U-shaped RT curves were found in both the rhythmic and symbolic cue tasks with a faster response to the target appearing around the expected relative to the unexpected intervals. However, under the short-interval conditions, we observed asymmetrical curves in both the rhythmic and symbolic cue tasks. These data indicated that although catch trials were included to prevent the effects of the ‘hazard function’, it was clear that the participants still used the temporal probability information inherent in the elapse of time itself to reorient their attention to the later interval if the target did not appear at the expected interval. Thus, we suggest that catch trials could only modulate the temporal probabilities and could not completely inhibit the hazard function. Consistent with our suggestion, previous studies that included 10% and 20% catch trials have found that the early and late unexpected targets were processed differently (Correa & Nobre, 2008; Jones, Hsu, Granjon, & Waszak, 2017).

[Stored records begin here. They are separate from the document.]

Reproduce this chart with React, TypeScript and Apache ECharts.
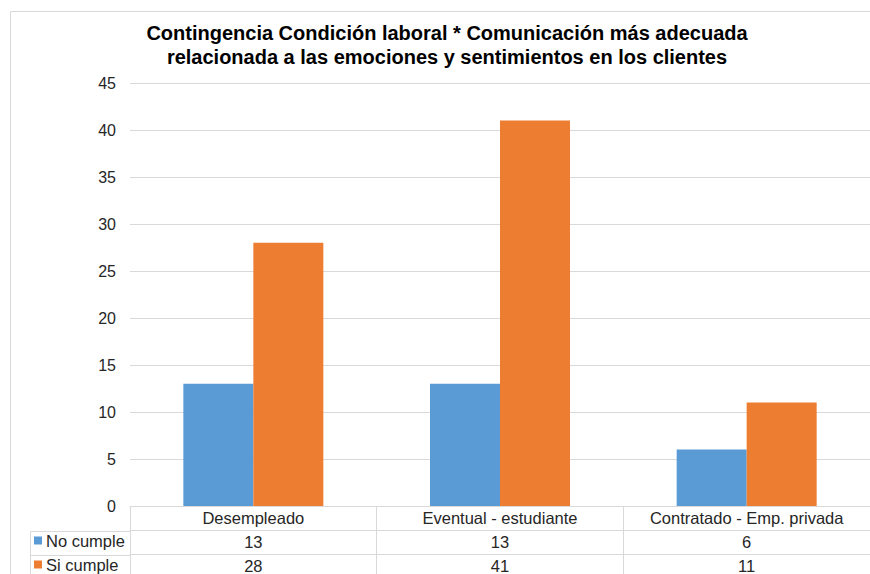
import React, { useEffect, useRef } from "react";
import * as echarts from "echarts";

const categories = ["Desempleado", "Eventual - estudiante", "Contratado - Emp. privada"];
const seriesNames = ["No cumple", "Si cumple"];
const noCumple = [13, 13, 6];
const siCumple = [28, 41, 11];
const yTicks = { min: 0, max: 45, interval: 5 };
const titleLines = [
  "Contingencia Condición laboral * Comunicación más adecuada",
  "relacionada a las emociones y sentimientos en los clientes",
];

const colors = ["#5B9BD5", "#ED7D31"];
const lineColor = "#d9d9d9";
const textColor = "#262626";
const fontFamily = "'Liberation Sans', Arial, sans-serif";

const GRID = { left: 130, right: 0, top: 83, bottom: 67 };
const ROW = 24;
const FS = 16.5;

// one category axis per row of the data table under the plot
function tableAxis(data: (string | number)[], offset: number) {
  return {
    type: "category",
    data: data.map(String),
    position: "bottom",
    offset,
    gridIndex: 0,
    axisLine: { show: true, lineStyle: { color: lineColor, width: 1 } },
    axisTick: {
      show: true,
      alignWithLabel: false,
      interval: 0,
      length: ROW,
      lineStyle: { color: lineColor, width: 1 },
    },
    axisLabel: {
      show: true,
      interval: 0,
      margin: 3,
      color: textColor,
      fontSize: FS,
      fontFamily,
    },
    splitLine: { show: false },
  };
}

export default function App() {
  const ref = useRef<HTMLDivElement>(null);

  useEffect(() => {
    if (!ref.current) return;
    const chart = echarts.init(ref.current, undefined, { renderer: "svg" });
    const W = 870;
    const H = 574;
    const tableTop = H - GRID.bottom;

    chart.setOption({
      animation: false,
      backgroundColor: "#ffffff",
      textStyle: { fontFamily },
      title: {
        text: titleLines.join("\n"),
        left: 447,
        textAlign: "center",
        top: 21,
        padding: 0,
        textStyle: {
          fontSize: 20,
          fontWeight: "bold",
          color: "#000000",
          fontFamily,
          lineHeight: 24,
        },
      },
      legend: {
        data: seriesNames,
        orient: "vertical",
        left: 34,
        top: tableTop + ROW + 1,
        height: 60,
        padding: 0,
        itemGap: 7,
        itemWidth: 8,
        itemHeight: 8,
        icon: "rect",
        selectedMode: false,
        textStyle: {
          fontSize: FS,
          color: textColor,
          fontFamily,
          lineHeight: 17,
          padding: [0, 0, 0, -1],
        },
      },
      grid: { ...GRID, containLabel: false },
      xAxis: [
        tableAxis(categories, 0),
        tableAxis(noCumple, ROW),
        tableAxis(siCumple, ROW * 2),
      ],
      yAxis: {
        type: "value",
        min: yTicks.min,
        max: yTicks.max,
        interval: yTicks.interval,
        axisLine: { show: false },
        axisTick: { show: false },
        axisLabel: { margin: 14, color: textColor, fontSize: 16, fontFamily },
        splitLine: { lineStyle: { color: lineColor, width: 1 } },
      },
      series: [
        {
          name: seriesNames[0],
          type: "bar",
          xAxisIndex: 0,
          data: noCumple,
          barWidth: 70,
          barGap: "0%",
          itemStyle: { color: colors[0] },
        },
        {
          name: seriesNames[1],
          type: "bar",
          xAxisIndex: 0,
          data: siCumple,
          barWidth: 70,
          barGap: "0%",
          itemStyle: { color: colors[1] },
        },
      ],
      graphic: [
        // outer chart frame
        {
          type: "polyline",
          silent: true,
          shape: { points: [[10.5, H], [10.5, 11.5], [W, 11.5]] },
          style: { stroke: lineColor, lineWidth: 1, fill: "none" },
        },
        // legend column of the data table
        {
          type: "polyline",
          silent: true,
          shape: {
            points: [
              [GRID.left, tableTop + ROW + 0.5],
              [30.5, tableTop + ROW + 0.5],
              [30.5, H],
            ],
          },
          style: { stroke: lineColor, lineWidth: 1, fill: "none" },
        },
        {
          type: "line",
          silent: true,
          shape: { x1: 30.5, y1: tableTop + ROW * 2 + 0.5, x2: GRID.left, y2: tableTop + ROW * 2 + 0.5 },
          style: { stroke: lineColor, lineWidth: 1 },
        },
      ],
    });

    return () => chart.dispose();
  }, []);

  return (
    <div
      ref={ref}
      style={{ position: "fixed", left: 0, top: 0, width: 870, height: 574, background: "#fff" }}
    />
  );
}
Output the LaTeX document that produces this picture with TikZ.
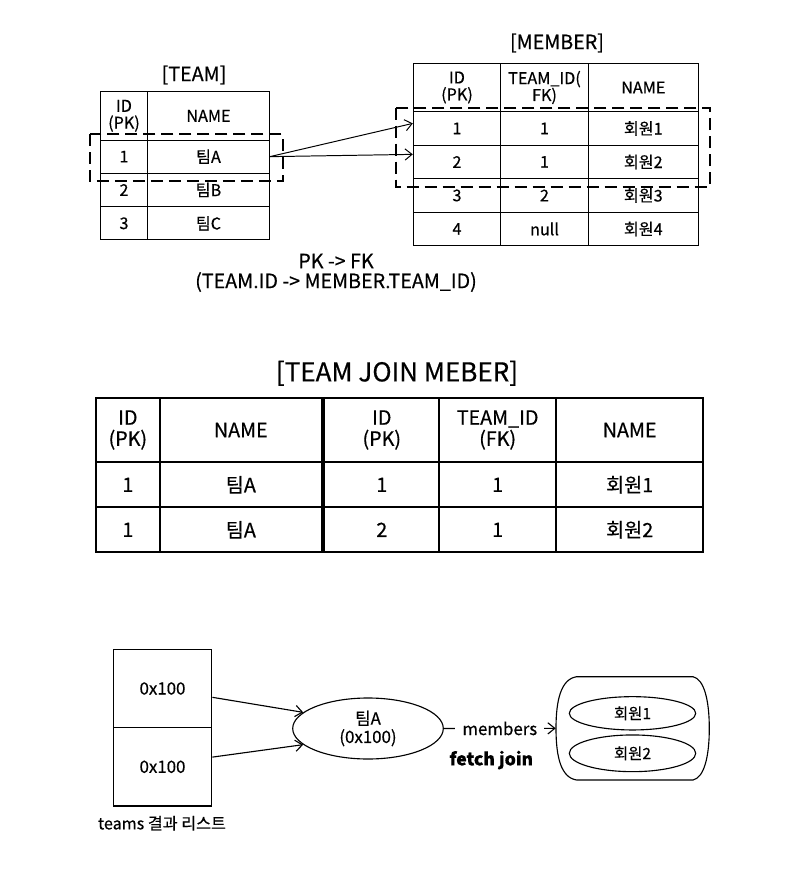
\documentclass[tikz,border=0pt]{standalone}
\usepackage{fontspec}
\setmainfont{Noto Sans CJK KR}[FakeBold=0.5]
\usepackage{tikz}
\usetikzlibrary{arrows,%
                arrows.meta,%
                shapes}
\newcommand{\upx}{0.025cm}

\begin{document}
\begin{tikzpicture}[x=0.025cm,y=-0.025cm,>={Straight Barb[length=5pt,width=8pt]}]
  \tikzstyle{CellStyle}=[draw,rectangle,inner sep=0pt,align=center,line width=0.7pt,font=\fontsize{11.5}{12}\selectfont]
  \tikzstyle{JoinStyle}=[draw,rectangle,inner sep=0pt,align=center,line width=1.4pt,font=\fontsize{14}{15}\selectfont]
  \tikzstyle{DashStyle}=[line width=1.6pt,dash pattern=on 8.5pt off 4.3pt]
  \tikzstyle{TitleStyle}=[font=\fontsize{14}{16}\selectfont]
  \tikzstyle{TCol1}=[minimum width=47.7*\upx]
  \tikzstyle{TCol2}=[minimum width=121.6*\upx]
  \tikzstyle{THead}=[minimum height=48.3*\upx]
  \tikzstyle{TRow}=[minimum height=33.3*\upx]
  \tikzstyle{MCol1}=[minimum width=87.4*\upx]
  \tikzstyle{MCol2}=[minimum width=87.6*\upx]
  \tikzstyle{MCol3}=[minimum width=110*\upx]
  \tikzstyle{MHead}=[minimum height=48.4*\upx]
  \tikzstyle{MRow}=[minimum height=33.5*\upx]
  \useasboundingbox (0,0) rectangle (794,870);
  % [TEAM]
  \node[TitleStyle] (TeamLabel) at (194,75) {[TEAM]};
  \node[CellStyle,TCol1,THead] (TId0) at (124,115.85) {ID\\(PK)};
  \node[CellStyle,TCol2,THead] (TName0) at (208.5,115.85) {NAME};
  \node[CellStyle,TCol1,TRow] (TId1) at (124,156.65) {1};
  \node[CellStyle,TCol2,TRow] (TName1) at (208.5,156.65) {팀A};
  \node[CellStyle,TCol1,TRow] (TId2) at (124,189.95) {2};
  \node[CellStyle,TCol2,TRow] (TName2) at (208.5,189.95) {팀B};
  \node[CellStyle,TCol1,TRow] (TId3) at (124,223.3) {3};
  \node[CellStyle,TCol2,TRow] (TName3) at (208.5,223.3) {팀C};
  % [MEMBER]
  \node[TitleStyle] (MemberLabel) at (557,43) {[MEMBER]};
  \node[CellStyle,MCol1,MHead] (MId0) at (457,87.5) {ID\\(PK)};
  \node[CellStyle,MCol2,MHead] (MTeam0) at (544.5,87.5) {TEAM\_ID(\\FK)};
  \node[CellStyle,MCol3,MHead] (MName0) at (643.3,87.5) {NAME};
  \node[CellStyle,MCol1,MRow] (MId1) at (457,128.45) {1};
  \node[CellStyle,MCol2,MRow] (MTeam1) at (544.5,128.45) {1};
  \node[CellStyle,MCol3,MRow] (MName1) at (643.3,128.45) {회원1};
  \node[CellStyle,MCol1,MRow] (MId2) at (457,161.95) {2};
  \node[CellStyle,MCol2,MRow] (MTeam2) at (544.5,161.95) {1};
  \node[CellStyle,MCol3,MRow] (MName2) at (643.3,161.95) {회원2};
  \node[CellStyle,MCol1,MRow] (MId3) at (457,195.45) {3};
  \node[CellStyle,MCol2,MRow] (MTeam3) at (544.5,195.45) {2};
  \node[CellStyle,MCol3,MRow] (MName3) at (643.3,195.45) {회원3};
  \node[CellStyle,MCol1,MRow] (MId4) at (457,228.95) {4};
  \node[CellStyle,MCol2,MRow] (MTeam4) at (544.5,228.95) {null};
  \node[CellStyle,MCol3,MRow] (MName4) at (643.3,228.95) {회원4};
  % selected rows
  \draw[DashStyle] (90,134) rectangle (282.7,181);
  \draw[DashStyle] (395.7,107.7) rectangle (710,186.7);
  \draw[->,line width=0.7pt] (TName1.east) -- ([yshift=3.6pt]MId1.west);
  \draw[->,line width=0.7pt] (TName1.east) -- ([yshift=5.4pt]MId2.west);
  \node[TitleStyle] (PkFk) at (336,261) {PK -> FK};
  \node[TitleStyle] (PkFkCols) at (336,282) {(TEAM.ID -> MEMBER.TEAM\_ID)};
  % [TEAM JOIN MEBER]
  \tikzstyle{JCol1}=[minimum width=64.3*\upx]
  \tikzstyle{JCol2}=[minimum width=161.7*\upx]
  \tikzstyle{JCol3}=[minimum width=115*\upx]
  \tikzstyle{JCol4}=[minimum width=116.7*\upx]
  \tikzstyle{JCol5}=[minimum width=147.3*\upx]
  \tikzstyle{JHead}=[minimum height=64.6*\upx]
  \tikzstyle{JRow}=[minimum height=45*\upx]
  \node[font=\fontsize{18.5}{20}\selectfont] (JoinLabel) at (397,373.3) {[TEAM JOIN MEBER]};
  \node[JoinStyle,JCol1,JHead] (JTId0) at (127.85,430) {ID\\(PK)};
  \node[JoinStyle,JCol2,JHead] (JTName0) at (240.85,430) {NAME};
  \node[JoinStyle,JCol3,JHead] (JMId0) at (381.8,430) {ID\\(PK)};
  \node[JoinStyle,JCol4,JHead] (JMTeam0) at (497.65,430) {TEAM\_ID\\(FK)};
  \node[JoinStyle,JCol5,JHead] (JMName0) at (629.65,430) {NAME};
  \node[JoinStyle,JCol1,JRow] (JTId1) at (127.85,484.8) {1};
  \node[JoinStyle,JCol2,JRow] (JTName1) at (240.85,484.8) {팀A};
  \node[JoinStyle,JCol3,JRow] (JMId1) at (381.8,484.8) {1};
  \node[JoinStyle,JCol4,JRow] (JMTeam1) at (497.65,484.8) {1};
  \node[JoinStyle,JCol5,JRow] (JMName1) at (629.65,484.8) {회원1};
  \node[JoinStyle,JCol1,JRow] (JTId2) at (127.85,529.8) {1};
  \node[JoinStyle,JCol2,JRow] (JTName2) at (240.85,529.8) {팀A};
  \node[JoinStyle,JCol3,JRow] (JMId2) at (381.8,529.8) {2};
  \node[JoinStyle,JCol4,JRow] (JMTeam2) at (497.65,529.8) {1};
  \node[JoinStyle,JCol5,JRow] (JMName2) at (629.65,529.8) {회원2};
  % result list -> entity
  \tikzstyle{ListStyle}=[draw,rectangle,inner sep=0pt,line width=1pt,minimum width=98.4*\upx,minimum height=78.35*\upx,font=\fontsize{12}{14}\selectfont]
  \tikzstyle{EntityStyle}=[draw,ellipse,inner sep=0pt,align=center,line width=0.8pt,font=\fontsize{12}{13}\selectfont]
  \node[ListStyle] (L1) at (162.5,688.5) {0x100};
  \node[ListStyle] (L2) at (162.5,766.8) {0x100};
  \node[font=\fontsize{11.5}{13}\selectfont] (ListLabel) at (162,823.3) {teams 결과 리스트};
  \node[EntityStyle,minimum width=150.6*\upx,minimum height=61*\upx] (TeamA) at (368,728.5) {팀A\\(0x100)};
  \draw[->,line width=0.8pt] (L1.-10) -- (TeamA.166);
  \draw[->,line width=0.8pt] (L2.11) -- (TeamA.194);
  \node[minimum width=153.3*\upx,minimum height=103.3*\upx] (Bag) at (632.65,728.35) {};
  \draw[line width=0.8pt] (576.7,676.7) -- (693,676.7)
    .. controls (704,679) and (709.3,700) .. (709.3,728.35)
    .. controls (709.3,757) and (704,777.7) .. (693,780) -- (576.7,780)
    .. controls (561,777.7) and (556,757) .. (556,728.35)
    .. controls (556,700) and (561,679) .. (576.7,676.7) -- cycle;
  \node[EntityStyle,font=\fontsize{11}{13}\selectfont,minimum width=126.4*\upx,minimum height=33.3*\upx] (Member1) at (632.5,713.3) {회원1};
  \node[EntityStyle,font=\fontsize{11}{13}\selectfont,minimum width=126.4*\upx,minimum height=36.7*\upx] (Member2) at (632.5,753.3) {회원2};
  \draw[->,line width=0.8pt] (TeamA.east) -- node[fill=white,inner sep=5pt,font=\fontsize{12}{14}\selectfont] (MembersLabel) {members} (Bag.west);
  \node[font=\fontsize{12.5}{15}\selectfont\bfseries] (FetchJoin) at (491.3,760) {fetch join};
\end{tikzpicture}
\end{document}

Our important result is that the U-shaped RT curves for the rhythmic cue task are steeper than those for the symbolic cue task. However, previous studies have observed U-shaped RT curves in both rhythmic (Jones et al., 2017; Sanabria et al., 2011) and symbolic cue tasks (Griffin et al., 2001). Nonetheless, the curves for the two forms of temporal expectation have rarely been compared directly. Our current study provides novel evidence that the U-shaped RT curves for the rhythmic cue task are steeper than those for the symbolic cue task, revealing that rhythmic cues allowed the participants to allocate more focal attention around the cued expected point in time. One conceivable interpretation of this result may be that temporal expectations driven by symbolic cues are based on a remembered standard code in the reference memory (Church, 1984; John Gibbon, 1977; Treisman, 1963). However, temporal expectation, as driven by the relative timing of onsets of successive symbolic cues, has been related to the self-sustaining entrainment model (Jones & Boltz, 1989; Large & Jones, 1999). Thus, the isochronous sequence afforded a more robust, stable and accurate temporal expectation against a single memorized interval.

Conclusion

The results of this study showed a significant interaction between task and the quadratic term of temporal expectation, indicating that the U-shaped RT curve for the rhythmic cue task is steeper than that for the symbolic cue task. These outcomes revealed that compared with symbolic cues, temporal expectation driven by rhythmic cues provides a more precise attentional focus in time.